The up-front payment will be used for working capital, as Bioniche seeks to reduce its bank debt and makes plans for the next potential indication using its Mycobacterial Cell Wall - DNA complex (MCC) technology. Urocidin is the product developed from the technology.

Under the agreement, Endo has the first right of refusal of other pelvic cancer indications based on that technology. Bioniche has done preliminary work in cervical and ovarian cancer and has completed Phase I testing in prostate cancer.

In addition, Bioniche has completed enrollment for the first Phase III trial of Urocidin, the results of which are expected in April 2010 and will be made publicly available in May 2010. That trial is in patients who are refractory to treatment with BCG.

A second trial of Urocidin is expected to start at the end of the year in patients with newly diagnosed bladder cancer who are at high risk of the disease progressing or recurring. The 800-patient study is expected to complete enrollment in two years, followed by a two-year observation period.

The indications being studied in those trials have been granted fast-track status by the FDA.

Cowen & Co. analyst Ian Sanderson, who tracks Endo, said in a research note that if the Phase III studies succeed, "we project a late 2011 filing and 2012 launch for Urocidin." But Sanderson said that Endo needs to make some more moves to offset the potential loss of its Lidoderm and Opana franchise sales to generic competition between 2012 and 2015.

Phase II results for Urocidin showed that 40 percent to 60 percent of patients who failed the existing therapy achieved a complete response. If Urocidin can achieve a 20 percent response rate in the refractory population, it "will probably be very well accepted" by the FDA, McRae said.

So far, the safety profile has been clean and study patients have not dropped out due to side effects. One reason no new treatments have emerged for bladder cancer is that it is difficult to treat without making the symptoms worse.

While chemotherapy has been tried off-label to treat bladder cancer, the process can be irritating to the bladder. The chemo requires a lengthy period of contact with a tumor to work, but urine in the bladder can dilute the chemo and maintaining the chemo in the bladder for more than hour is a challenge.

Urocidin, on the other hand, is designed to work in 30 minutes and can be maintained at an effective level even with the dilutive effect of urine, McRae explained.

He said only a handful of companies are working on new treatments for bladder cancer using chemotherapy or toxins bound to antibodies. But Bioniche's product candidate is the most advanced and has what McRae called the "crème de la crème of urologists" in its clinical program who hail from top medical institutions such as Memorial Sloan Kettering and Johns Hopkins.

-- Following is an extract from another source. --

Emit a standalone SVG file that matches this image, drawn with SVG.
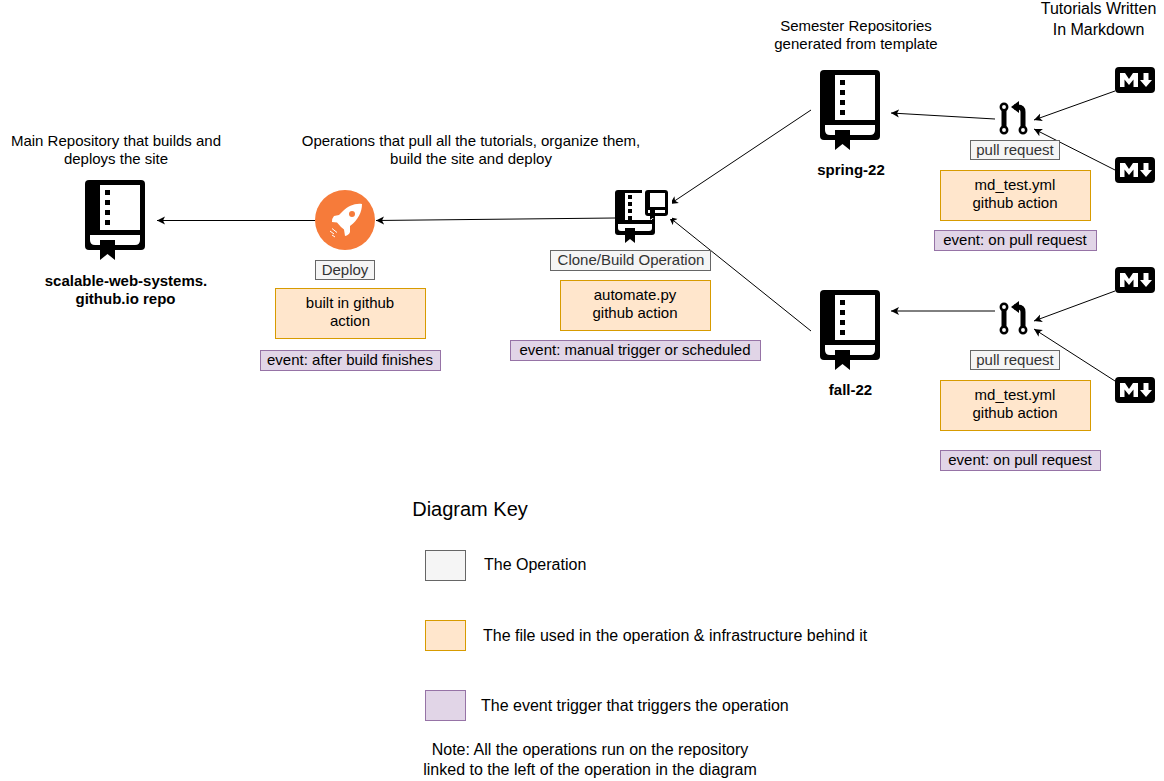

Prior to the deal with Endo, Urocidin was the only advanced product in the urology area that still was unpartnered, McRae noted. Bioniche had been in discussion with multinational companies that claimed to be in the urology space, "but weren't really," he said, adding that he was surprised by the lack of understanding of the field.

Endo had purchased the urology company Indevus, a move that McRae said, "clearly steered Endo toward us." He said Endo and Bioniche had "a lot of synergy" between their clinical and research groups.

In August, Endo plans to launch Valstar for BCG-refractory bladder cancer, David Holveck, president and CEO of Endo said in a statement. "If successful in clinical development, Urocidin has the potential to extend and enhance our recent therapeutic expansion and strengthen the Valstar franchise," Holveck said.

About 70,000 patients in the U.S. are diagnosed with bladder cancer each year. In addition, the cancers of many previously-diagnosed patients remain unresolved, sometimes leading to cystectomy (bladder removal) or death.

About 70 percent of bladder cancer patients have the non-muscle-invasive form of bladder cancer at diagnosis and potentially could be eligible for multiple treatments with Urocidin, if approved, according to Bioniche.

Shares in Bioniche (TSX:BNC) were up C12 cents or 26 percent, closing at C58 cents. Shares in Endo (NASDAQ:ENDP) were down 25 cents, closing at $17.09.